We know that some lease agreements have the verbiage that the tenant waives the right to a jury trial, but this right cannot be abdicated under the law; every Californian has a right to a jury trial. Sometimes, this lease provision is included to get tenants into the mindset of acquiescing to demands.

If the tenant decides not to initially request a jury trial promptly,  the court typically gives latitude to correct the failure.


 

Is it legal to ask for a non-refundable deposit and if so, is there any limit on that? I’m finding that prospective tenants are applying for apartments further into the future. For example, rental applicants want a December 1st move-in date, when it’s now October. While I don’t have an issue with that, some tenants change their minds, leaving us with a pickle. We have to re-market the property.

Deposits are generally governed by California Civil Code Section 1950.7, and your question exposes a grey area.

Our industry partners have prepared a holding deposit form agreement, with the condition that the deposit can only be retained to absorb the landlord’s reasonably necessary costs.

We have seen similar issues in a couple of other instances. One is when the tenant breaks the lease, in which case the tenant who left prematurely is responsible for reasonable costs in marketing the vacant property until such time it is re-rented.

Another unfortunate circumstance is when a tenant tells their landlord of their intention to move out. After serving proper notice, the tenant changes their mind and decides to stay.

Even worse, expecting a vacant unit, the landlord has inked a lease with a new incoming tenant and has taken their security deposit. In some jurisdictions, the landlord cannot do much because this flip-flop by the current tenant who wants to stay implanted is not a “just cause” reason to evict.

For this reason, we recommend not marketing the rental unit until it is vacant.
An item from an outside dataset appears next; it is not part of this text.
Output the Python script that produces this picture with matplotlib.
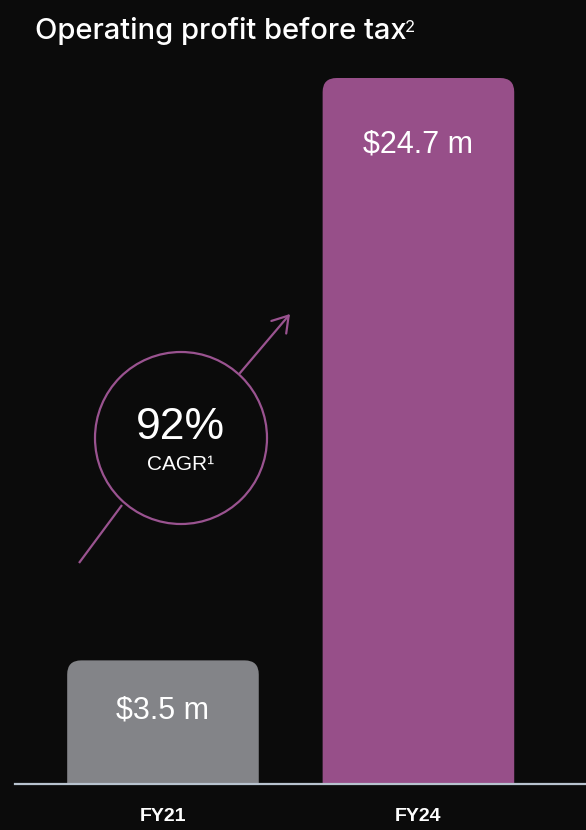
import matplotlib.pyplot as plt
import numpy as np
from matplotlib.patches import FancyBboxPatch, Circle

# data
years = ["FY21", "FY24"]
profit = [3.5, 24.7]
profit_labels = ["$3.5 m", "$24.7 m"]
cagr_text = "92%"
title = "Operating profit before tax"

BG = "#0b0b0b"
PURPLE = "#974f89"
GREY = "#838488"
bar_colors = [GREY, PURPLE]

W, H = 586, 830
fig = plt.figure(figsize=(W / 100, H / 100), dpi=100, facecolor=BG)

# main bar axes, bottom of axes sits on the baseline
base = -1.0
px_per_unit = 706 / (profit[1] - base)
ax = fig.add_axes([0, 46 / H, 1, 784 / H])
ax.set_facecolor("none")
ax.set_xlim(-0.638, 1.656)
ax.set_ylim(base, base + 784 / px_per_unit)
for s in ax.spines.values():
    s.set_visible(False)
ax.set_yticks([])

x = np.arange(len(years))
vals = np.array(profit)
bars = ax.bar(x, vals - base, bottom=base, width=0.75, color=bar_colors)

# swap square bars for rounded ones (bottom corners fall below the axes and get clipped)
r = 0.055
aspect = (14 / px_per_unit) / r
for b, c in zip(bars, bar_colors):
    x0, y0 = b.get_x(), b.get_y()
    w, h = b.get_width(), b.get_height()
    b.remove()
    p = FancyBboxPatch((x0, y0 - 2), w, h + 2,
                       boxstyle="round,pad=0,rounding_size=%f" % r,
                       mutation_aspect=aspect, facecolor=c, edgecolor="none",
                       clip_on=True, zorder=2)
    ax.add_patch(p)

# value labels inside the bars
drops = [-36, -48]
for xi, v, lab, d in zip(x, profit, profit_labels, drops):
    ax.annotate(lab, (xi, v), xytext=(0, d), textcoords="offset points",
                ha="center", va="center", color="white", fontsize=22,
                family="Liberation Sans")

ax.set_xticks(x)
ax.set_xticklabels(years, color="white", fontsize=14, fontweight="bold",
                   family="Liberation Sans")
ax.tick_params(axis="x", length=0, pad=17)

# baseline
ax.axhline(base, xmin=15 / W, xmax=1, color="#b8c3cf", lw=1.6, zorder=3,
           clip_on=False)

# overlay in pixel coords for the title and CAGR badge
ov = fig.add_axes([0, 0, 1, 1])
ov.set_xlim(0, W)
ov.set_ylim(H, 0)
ov.axis("off")
ov.patch.set_alpha(0)

t = ov.text(35, 31, title, color="white", fontsize=21, family="Inter",
            fontweight="medium", ha="left", va="center")
# small superscript 2 after the title
ov.annotate("2", xy=(1, 1), xycoords=t, xytext=(-1, -2),
            textcoords="offset points", ha="left", va="top", color="white",
            fontsize=12, family="Inter")

lc = "#9a5390"
ov.add_patch(Circle((181, 438), 86, fill=False, edgecolor=lc, lw=1.6))
ov.plot([79, 122], [563, 505], color=lc, lw=1.6, solid_capstyle="butt")
ov.annotate("", xy=(290, 314), xytext=(240, 373),
            arrowprops=dict(arrowstyle="->,head_length=0.55,head_width=0.35",
                            color=lc, lw=1.6, mutation_scale=20,
                            shrinkA=0, shrinkB=0))
ov.text(180, 427, cagr_text, color="white", fontsize=32, ha="center",
        va="center", family="Liberation Sans")
ov.text(181, 464, "CAGR\u00b9", color="white", fontsize=15, ha="center",
        va="center", family="Liberation Sans")

fig.savefig("out.png", dpi=100, facecolor=BG)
Our office can prepare an ironclad agreement that spells out the reasons for which it may be retained or returned and ensures that mere second thoughts are not one of them.


 

I have an ongoing problem with a tenant who is always drunk. He purposely damaged his car. Another resident parked in the problematic tenant’s parking space, so the problematic tenant proceeded to have a gathering of people in his parking spot. The tenant also has an unauthorized dog in the unit and although he is paying rent, I am fed up. Another issue is half of the tenants complain about the individual, and the other half are in support of him and party with him. What do you recommend?

First off, being intoxicated in itself is not a just cause reason to evict. We live in a free society where people can drink.

The question we have is what behavior does the tenant display when they are drunk? Are they being violent, threatening other residents, damaging the building, or having parties late at night, for example?

The essential question is how this person is interfering with the quiet enjoyment of others.

When someone damages their own vehicle, it’s not so much a concern. But when another tenant improperly parks in the gentleman’s parking lot, how does the aggrieved tenant handle it? Even if the other tenant is in the wrong by parking in someone else’s space, they cannot be accosted with a baseball bat. So, fundamentally, we’ll need to understand what the underlying behavior is.

As far as proceeding with an eviction on the grounds of a nuisance, we’ll need to document these acts and have credible evidence, including witnesses if the case proceeds to trial, but this may not be necessary if the case settles, of which many do.

We can proceed with an eviction action by serving a 3-day notice to cure or quit based on the unauthorized pet, and this brings up a larger point. There are several theories for transitioning out a tenant, but many clients complicate the matter by looking for other reasons to evict. We'd like to take the path of least resistance and find the easiest way to remove a problematic tenant - never is our goal to elongate a matter but resolve it as inexpensively as possible, taking into account time, risk, and attorneys' fees.

Keep in mind that some behavior is so egregious, it is not curable, including violence or threats of violence. The foremost obligation of housing providers is to provide a safe environment and whenever there is a tenant who poses a threat, they should be served a 3-day notice to quit.